I also managed to squeeze in one challenge author, and will review her once I have read the second book by her that I have lined up.

The rest of the books:
David Niven: Bring on the Empty Horses
Michael Palin: The New Europe (coincidentally, just as I finished the book, they started showing the TV series on national television)
Susan Elizabeth Phillips: This Heart of Mine & Heaven, Texas (coincidentally, one of these deals with depression)

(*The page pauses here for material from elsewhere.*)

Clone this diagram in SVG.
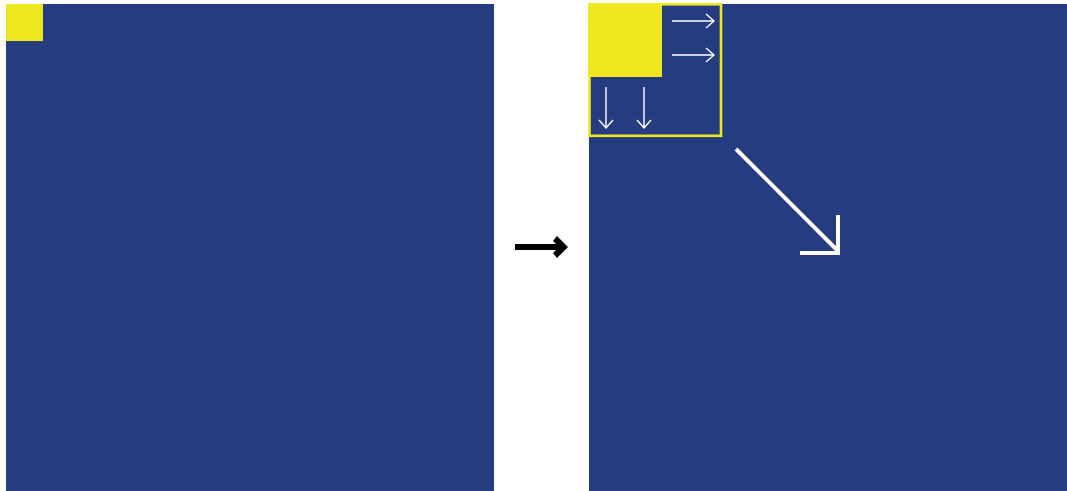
<svg xmlns="http://www.w3.org/2000/svg" width="1067" height="491" viewBox="0 0 1067 491">
<style>
.blue{fill:#253c80}
.yel{fill:#f0e81e}
.thin{stroke:#ffffff;stroke-width:1.4;fill:none}
.thick{stroke:#ffffff;stroke-width:4;fill:none}
</style>
<rect width="1067" height="491" fill="#ffffff"/>
<g id="left-panel">
<rect class="blue" x="6" y="4" width="488" height="487"/>
<rect class="yel" x="6" y="4" width="37" height="37"/>
</g>
<g id="transition-arrow">
<rect x="515" y="244" width="44" height="6" fill="#000000"/>
<polygon points="553,241 557,236 568,247 557,258 553,253 559,247" fill="#000000"/>
</g>
<g id="right-panel">
<rect class="blue" x="589" y="4" width="478" height="487"/>
<rect class="yel" x="588" y="3" width="74" height="74"/>
<rect x="589.5" y="4.3" width="131.5" height="131.5" fill="none" stroke="#f0e81e" stroke-width="2.6"/>
</g>
<g id="connectors">
<path class="thin" d="M672,21 H714 M706,14 L714,21 L706,28"/>
<path class="thin" d="M672,55 H714 M706,48 L714,55 L706,62"/>
<path class="thin" d="M606,87 V128 M599,120 L606,128 L613,120"/>
<path class="thin" d="M644,87 V128 M637,120 L644,128 L651,120"/>
<path class="thick" d="M736,149 L838,251 M838,215 V253 H800"/>
</g>
</svg>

J.D. Robb: Judgment in Death
Nora Roberts: The In the Garden trilogy: Blue Dahlia, Black Rose & Red Lily and the Keys trilogy: Key of Light, Key of Knowledge & Key of Valor
Margaret Truman: Murder at the Library of Congress


I also watched one literary adaptation: Perfume, based on the novel by Patrick Süskind. It was a beautifully filmed but somewhat simplified version of the story told in the book. While I understand the film-maker’s desire to have a sympathetic protagonist in the film (which Grenouille is most assuredly not in the book) to boost its saleability, I still think the actor playing Grenouille, while skilful at his art, was too good looking. Having Grenouille understand the wrongness of his actions was, in my opinion, an unnecessary addition to the story, because the point of it, if any, was to create a totally unsympathetic character, which could only be done without allowing him to have even the slightest bit of regret for his actions. Some of the other actors were miscast as well, especially Dustin Hoffman who was far from convincing in the role of the Italian has-been perfumer. I also understand the necessity of fleshing out the story to plainly show things that were only hinted at in the story, but I don’t recall there having been even the slightest hint of detective story in the novel. I did enjoy how sight and sound were used to interpret what Grenouille was smelling, surely the most clever attempt to use synesthesia I have seen on the screen. Apart from the choice of actors and the simplification of the story, I felt that there was something else missing. For lack of a better word I will call it “soul” – that indescribable depth and sparkle that can make the difference between a movie being a mere passing fancy to it becoming a classic.